管理人のイエイリです。
土木工事の中でも、山岳トンネル工事は長年の経験と勘がモノを言う世界でした。しかし、技術革新はトンネル分野にも迫りつつあります。
鹿島建設は作業環境が厳しく、坑夫の経験に頼っていた「切羽」と呼ばれる掘削最前面の施工を自動化する「A4CSEL for Tunnel」という技術の開発に取り組んできました。
その結果、今では、
ナ、ナ、ナ、ナント、
ダイナマイトの装薬や発破
を除く作業の機械化や自動化を実現するまでになったのです。(鹿島建設のプレスリリースはこちら)
山岳トンネル自動化施工技術「A4CSEL for Tunnel」の紹介ビデオ
その技術開発は、発破用の穴を掘る「穿(せん)孔」作業や、ロックボルト打設作業の自動化から始まりました。
2018年からは自社で模擬トンネルまで作って、吹き付けコンクリート施工の自動化に取り組み、切羽面や坑壁面、支保工裏側と、異なる部位にきめ細かく吹き付ける技術を開発しました。
その結果、設定した厚さの±2cmという高精度施工や、ノズルワークの改善で、コンクリートのはね返り率を30%削減するといった成果を上げたのです。
さらに2020年からは、発破後の土砂をホイールローダーですくってトンネル外に搬出する「ずり出し」の自動化にも取り組みました。
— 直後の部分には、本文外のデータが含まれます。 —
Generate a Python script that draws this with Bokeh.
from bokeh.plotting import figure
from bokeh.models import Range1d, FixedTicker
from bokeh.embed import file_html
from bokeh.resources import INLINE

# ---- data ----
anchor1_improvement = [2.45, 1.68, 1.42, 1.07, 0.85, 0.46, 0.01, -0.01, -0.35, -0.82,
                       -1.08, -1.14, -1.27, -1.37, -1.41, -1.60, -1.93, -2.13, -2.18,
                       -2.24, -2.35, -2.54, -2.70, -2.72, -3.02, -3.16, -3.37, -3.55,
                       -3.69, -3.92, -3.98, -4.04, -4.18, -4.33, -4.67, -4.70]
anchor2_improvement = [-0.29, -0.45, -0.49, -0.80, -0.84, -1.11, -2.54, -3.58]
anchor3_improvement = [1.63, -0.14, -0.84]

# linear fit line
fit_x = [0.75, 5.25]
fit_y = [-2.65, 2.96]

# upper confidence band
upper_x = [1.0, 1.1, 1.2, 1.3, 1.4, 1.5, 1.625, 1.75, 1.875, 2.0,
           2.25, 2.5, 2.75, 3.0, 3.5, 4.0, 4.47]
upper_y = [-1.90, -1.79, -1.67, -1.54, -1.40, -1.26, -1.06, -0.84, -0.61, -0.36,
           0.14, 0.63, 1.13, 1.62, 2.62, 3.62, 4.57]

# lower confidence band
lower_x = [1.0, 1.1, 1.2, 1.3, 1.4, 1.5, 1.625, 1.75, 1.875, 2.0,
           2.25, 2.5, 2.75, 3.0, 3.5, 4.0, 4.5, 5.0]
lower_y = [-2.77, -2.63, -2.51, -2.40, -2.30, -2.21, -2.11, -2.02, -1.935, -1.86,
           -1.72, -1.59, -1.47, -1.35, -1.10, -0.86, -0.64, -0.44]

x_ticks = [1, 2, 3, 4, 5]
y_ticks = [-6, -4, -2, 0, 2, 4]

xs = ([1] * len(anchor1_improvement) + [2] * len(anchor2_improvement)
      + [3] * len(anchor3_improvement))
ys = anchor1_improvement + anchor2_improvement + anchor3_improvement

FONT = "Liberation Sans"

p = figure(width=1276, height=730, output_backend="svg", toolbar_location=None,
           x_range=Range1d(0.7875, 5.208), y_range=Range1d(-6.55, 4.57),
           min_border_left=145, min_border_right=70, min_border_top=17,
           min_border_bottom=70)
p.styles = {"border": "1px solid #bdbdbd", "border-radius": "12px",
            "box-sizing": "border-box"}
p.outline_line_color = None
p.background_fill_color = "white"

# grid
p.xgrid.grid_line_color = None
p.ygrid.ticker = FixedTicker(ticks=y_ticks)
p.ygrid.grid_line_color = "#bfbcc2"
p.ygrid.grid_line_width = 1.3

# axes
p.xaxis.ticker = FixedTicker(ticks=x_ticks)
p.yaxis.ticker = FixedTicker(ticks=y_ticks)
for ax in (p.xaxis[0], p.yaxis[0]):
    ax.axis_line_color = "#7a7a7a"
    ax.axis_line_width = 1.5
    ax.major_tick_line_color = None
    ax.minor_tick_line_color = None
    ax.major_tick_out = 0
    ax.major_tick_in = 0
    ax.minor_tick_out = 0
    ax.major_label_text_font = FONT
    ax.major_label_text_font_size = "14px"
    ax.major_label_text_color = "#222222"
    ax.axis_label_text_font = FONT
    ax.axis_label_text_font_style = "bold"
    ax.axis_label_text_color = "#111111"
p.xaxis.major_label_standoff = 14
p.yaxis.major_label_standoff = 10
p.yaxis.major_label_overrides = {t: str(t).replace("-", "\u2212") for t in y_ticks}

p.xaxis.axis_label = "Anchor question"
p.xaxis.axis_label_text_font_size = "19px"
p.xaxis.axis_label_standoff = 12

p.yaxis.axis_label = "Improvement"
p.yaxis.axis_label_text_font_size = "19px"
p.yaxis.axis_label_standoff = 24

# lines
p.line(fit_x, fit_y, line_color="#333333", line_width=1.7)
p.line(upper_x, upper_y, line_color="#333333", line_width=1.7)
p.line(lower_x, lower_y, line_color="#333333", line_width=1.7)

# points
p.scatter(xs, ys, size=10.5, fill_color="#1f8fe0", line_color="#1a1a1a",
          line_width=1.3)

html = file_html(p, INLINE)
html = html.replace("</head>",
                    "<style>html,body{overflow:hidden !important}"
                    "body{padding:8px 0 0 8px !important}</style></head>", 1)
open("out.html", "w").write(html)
2車線くらいの道路トンネルの場合、1回発破を行うと、切羽とベルトコンベヤーの間を50回くらい往復走行する必要があり、オペレーターにとって苦渋作業だったからです。
そこでコマツ製のホイールローダー「WA470」を同社と共同開発し、土砂のすくい取りからバック走行、ホッパーへの投入まで、一連のずり出し作業の完全自動化に成功しました。
GPS(全地球測位システム)の電波が届かない坑内での自動運転には、「坑内GPS」と高精度スキャナーなどで自己位置推定と周辺地図を同時に作成する「SLAM」という技術を採用しました。
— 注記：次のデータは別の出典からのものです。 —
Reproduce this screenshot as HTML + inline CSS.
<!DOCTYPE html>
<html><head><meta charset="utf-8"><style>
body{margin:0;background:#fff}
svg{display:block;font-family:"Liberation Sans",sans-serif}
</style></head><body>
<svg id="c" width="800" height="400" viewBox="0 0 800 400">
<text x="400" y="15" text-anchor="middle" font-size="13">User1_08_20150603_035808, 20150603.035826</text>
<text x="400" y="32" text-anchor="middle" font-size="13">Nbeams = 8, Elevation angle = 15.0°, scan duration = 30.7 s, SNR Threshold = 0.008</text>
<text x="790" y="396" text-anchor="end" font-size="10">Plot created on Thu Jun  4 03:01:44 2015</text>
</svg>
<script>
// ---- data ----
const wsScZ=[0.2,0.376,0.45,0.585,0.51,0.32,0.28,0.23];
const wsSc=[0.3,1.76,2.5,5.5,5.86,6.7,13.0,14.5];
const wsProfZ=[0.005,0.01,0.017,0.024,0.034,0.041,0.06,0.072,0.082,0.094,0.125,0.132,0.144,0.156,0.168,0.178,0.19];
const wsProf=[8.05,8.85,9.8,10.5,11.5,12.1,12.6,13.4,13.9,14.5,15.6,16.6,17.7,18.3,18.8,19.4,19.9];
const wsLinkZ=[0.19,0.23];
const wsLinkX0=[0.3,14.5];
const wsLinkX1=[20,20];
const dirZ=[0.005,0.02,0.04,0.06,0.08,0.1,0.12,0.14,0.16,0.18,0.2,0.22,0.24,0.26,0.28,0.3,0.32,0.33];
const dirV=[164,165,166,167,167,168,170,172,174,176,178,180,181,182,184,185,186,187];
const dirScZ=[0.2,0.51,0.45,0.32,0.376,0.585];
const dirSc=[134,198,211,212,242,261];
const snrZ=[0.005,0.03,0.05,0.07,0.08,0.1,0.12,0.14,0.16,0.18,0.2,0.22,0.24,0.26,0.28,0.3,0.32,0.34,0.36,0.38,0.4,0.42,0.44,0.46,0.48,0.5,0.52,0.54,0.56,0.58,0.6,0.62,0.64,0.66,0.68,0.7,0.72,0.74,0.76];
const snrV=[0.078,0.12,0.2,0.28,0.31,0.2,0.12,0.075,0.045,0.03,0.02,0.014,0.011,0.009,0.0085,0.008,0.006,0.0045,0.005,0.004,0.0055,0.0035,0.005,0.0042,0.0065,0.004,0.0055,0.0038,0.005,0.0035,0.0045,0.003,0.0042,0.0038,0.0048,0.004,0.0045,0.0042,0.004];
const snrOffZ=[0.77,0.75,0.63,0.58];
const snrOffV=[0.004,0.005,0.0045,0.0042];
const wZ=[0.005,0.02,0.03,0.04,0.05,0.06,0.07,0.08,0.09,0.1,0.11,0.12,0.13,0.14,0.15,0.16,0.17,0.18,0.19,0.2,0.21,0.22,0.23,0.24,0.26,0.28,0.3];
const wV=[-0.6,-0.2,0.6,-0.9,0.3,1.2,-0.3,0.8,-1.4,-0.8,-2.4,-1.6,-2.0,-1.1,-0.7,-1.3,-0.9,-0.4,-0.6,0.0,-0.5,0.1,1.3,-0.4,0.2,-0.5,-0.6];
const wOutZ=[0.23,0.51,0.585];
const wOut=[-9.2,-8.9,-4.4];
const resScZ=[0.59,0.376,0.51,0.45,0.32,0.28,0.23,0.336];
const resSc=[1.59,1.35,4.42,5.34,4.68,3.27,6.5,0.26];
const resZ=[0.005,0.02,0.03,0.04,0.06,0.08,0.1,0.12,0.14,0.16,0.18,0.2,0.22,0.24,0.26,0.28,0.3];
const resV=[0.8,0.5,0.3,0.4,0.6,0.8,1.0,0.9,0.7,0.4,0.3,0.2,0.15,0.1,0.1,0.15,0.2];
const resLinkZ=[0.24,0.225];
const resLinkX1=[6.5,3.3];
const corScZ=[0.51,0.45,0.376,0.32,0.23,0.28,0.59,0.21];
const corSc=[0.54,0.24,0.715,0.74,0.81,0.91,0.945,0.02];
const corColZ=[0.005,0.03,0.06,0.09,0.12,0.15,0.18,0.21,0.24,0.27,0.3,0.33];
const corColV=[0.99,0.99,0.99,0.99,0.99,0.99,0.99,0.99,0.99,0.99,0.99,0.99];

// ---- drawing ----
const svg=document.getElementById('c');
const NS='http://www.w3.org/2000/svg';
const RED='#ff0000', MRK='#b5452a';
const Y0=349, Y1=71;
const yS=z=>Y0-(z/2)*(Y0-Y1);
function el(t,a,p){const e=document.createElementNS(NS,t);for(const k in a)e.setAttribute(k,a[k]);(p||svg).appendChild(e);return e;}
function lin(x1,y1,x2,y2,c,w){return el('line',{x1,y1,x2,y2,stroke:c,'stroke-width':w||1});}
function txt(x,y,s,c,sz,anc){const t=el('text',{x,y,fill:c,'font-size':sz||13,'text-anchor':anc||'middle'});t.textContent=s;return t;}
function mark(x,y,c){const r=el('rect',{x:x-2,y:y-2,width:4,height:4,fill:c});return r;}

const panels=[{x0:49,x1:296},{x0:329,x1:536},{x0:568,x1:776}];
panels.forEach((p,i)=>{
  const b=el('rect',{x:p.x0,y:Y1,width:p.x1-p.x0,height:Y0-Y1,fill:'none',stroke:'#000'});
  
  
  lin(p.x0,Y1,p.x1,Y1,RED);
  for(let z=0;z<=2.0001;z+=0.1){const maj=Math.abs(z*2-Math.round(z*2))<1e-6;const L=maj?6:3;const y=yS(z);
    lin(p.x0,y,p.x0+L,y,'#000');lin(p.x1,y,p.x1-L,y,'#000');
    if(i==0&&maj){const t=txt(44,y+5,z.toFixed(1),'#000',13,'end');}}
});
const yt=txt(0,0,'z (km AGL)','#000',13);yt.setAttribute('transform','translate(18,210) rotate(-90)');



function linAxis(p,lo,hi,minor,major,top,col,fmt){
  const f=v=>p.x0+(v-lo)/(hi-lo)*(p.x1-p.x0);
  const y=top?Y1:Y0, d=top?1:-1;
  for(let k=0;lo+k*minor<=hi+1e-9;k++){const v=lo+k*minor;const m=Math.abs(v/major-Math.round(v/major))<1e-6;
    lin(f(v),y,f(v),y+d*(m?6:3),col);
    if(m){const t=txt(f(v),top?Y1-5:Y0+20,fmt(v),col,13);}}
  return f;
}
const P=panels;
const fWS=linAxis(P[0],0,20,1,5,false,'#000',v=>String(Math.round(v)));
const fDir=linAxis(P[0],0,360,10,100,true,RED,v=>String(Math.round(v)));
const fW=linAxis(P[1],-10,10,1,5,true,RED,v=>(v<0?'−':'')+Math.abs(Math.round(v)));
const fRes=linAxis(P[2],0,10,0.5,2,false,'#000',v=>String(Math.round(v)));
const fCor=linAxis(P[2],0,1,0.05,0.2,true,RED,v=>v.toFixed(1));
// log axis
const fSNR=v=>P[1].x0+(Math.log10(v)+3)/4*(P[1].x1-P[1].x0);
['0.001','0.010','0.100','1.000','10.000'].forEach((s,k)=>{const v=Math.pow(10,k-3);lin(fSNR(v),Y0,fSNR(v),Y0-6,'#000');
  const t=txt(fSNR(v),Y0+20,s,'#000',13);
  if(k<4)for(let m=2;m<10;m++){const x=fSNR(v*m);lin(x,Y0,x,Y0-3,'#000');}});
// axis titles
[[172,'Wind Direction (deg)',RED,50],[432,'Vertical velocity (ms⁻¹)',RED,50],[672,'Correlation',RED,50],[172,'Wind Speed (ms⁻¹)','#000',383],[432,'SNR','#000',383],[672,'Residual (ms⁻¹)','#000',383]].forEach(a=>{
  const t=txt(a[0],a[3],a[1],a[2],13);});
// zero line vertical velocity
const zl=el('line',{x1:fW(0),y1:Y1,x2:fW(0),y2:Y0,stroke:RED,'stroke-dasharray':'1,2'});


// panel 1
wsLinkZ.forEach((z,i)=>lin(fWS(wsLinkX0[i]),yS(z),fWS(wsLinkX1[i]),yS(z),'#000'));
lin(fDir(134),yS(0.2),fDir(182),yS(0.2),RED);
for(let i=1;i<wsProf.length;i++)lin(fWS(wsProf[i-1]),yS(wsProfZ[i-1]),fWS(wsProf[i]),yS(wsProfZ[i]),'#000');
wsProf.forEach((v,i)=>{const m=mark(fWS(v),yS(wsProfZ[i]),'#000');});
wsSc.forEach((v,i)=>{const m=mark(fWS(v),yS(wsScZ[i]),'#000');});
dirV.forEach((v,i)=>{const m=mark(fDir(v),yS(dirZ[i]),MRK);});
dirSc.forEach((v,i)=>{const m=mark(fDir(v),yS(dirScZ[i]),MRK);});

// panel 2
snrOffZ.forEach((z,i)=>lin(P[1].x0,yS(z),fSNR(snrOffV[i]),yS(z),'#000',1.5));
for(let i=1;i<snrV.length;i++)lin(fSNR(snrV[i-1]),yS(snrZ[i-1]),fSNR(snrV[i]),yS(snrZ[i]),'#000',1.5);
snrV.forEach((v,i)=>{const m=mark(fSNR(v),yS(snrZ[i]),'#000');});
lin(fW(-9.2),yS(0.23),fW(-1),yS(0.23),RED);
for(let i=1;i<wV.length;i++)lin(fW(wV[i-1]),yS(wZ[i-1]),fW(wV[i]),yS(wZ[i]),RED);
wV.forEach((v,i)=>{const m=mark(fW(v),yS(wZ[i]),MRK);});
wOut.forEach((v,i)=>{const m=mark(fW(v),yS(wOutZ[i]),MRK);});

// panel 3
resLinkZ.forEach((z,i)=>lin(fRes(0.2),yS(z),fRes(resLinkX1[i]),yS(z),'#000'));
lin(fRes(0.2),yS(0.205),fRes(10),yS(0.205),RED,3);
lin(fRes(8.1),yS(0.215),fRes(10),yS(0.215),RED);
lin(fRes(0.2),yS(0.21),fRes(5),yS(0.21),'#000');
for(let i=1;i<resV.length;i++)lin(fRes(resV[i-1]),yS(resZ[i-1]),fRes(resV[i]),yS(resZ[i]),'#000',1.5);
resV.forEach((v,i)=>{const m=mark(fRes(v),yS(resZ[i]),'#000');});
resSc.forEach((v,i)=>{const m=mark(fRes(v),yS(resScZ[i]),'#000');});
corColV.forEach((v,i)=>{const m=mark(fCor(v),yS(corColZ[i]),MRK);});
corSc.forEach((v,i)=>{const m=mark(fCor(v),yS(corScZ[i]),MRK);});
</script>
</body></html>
こうして開発された「A4CSEL for Tunnel」の技術は、いよいよ実用化に向けての仕上げ段階に入りました。
神岡鉱業(本社:岐阜県飛騨市)が所有する試験坑道で、データに基づいて「余掘り」を最小化する自動穿孔作業や発破掘削技術とともに、これまでに開発した自動化施工技術を
実現場と同様に実証
し、2年間にわたって有効性や実用性を確認していくことになったのです。(鹿島のプレスリリースはこちら)
「A4CSEL for Tunnel」実坑道での実規模施工試験スタートの紹介ビデオ
この試験坑道は岐阜県飛騨市神岡町にあり、掘削延長は321.3m、自動化施工で掘削する断面席は73.5m2となっています。
鹿島建設では、この実規模掘削試験を通じて、データに基づく最適化施工を行える人材を育成するなど、自動化施工による施工体制の構築も並行して進めていくとのことです。
この調子だと、典型的な「KKD(経験・勘・度胸)」の世界だった山岳トンネルは、意外にも早く、自動化や無人化による施工が実現するかもしれませんね。まさに「建設DX(デジタルトランスフォーメーション)」を象徴する取り組みと言えるでしょう。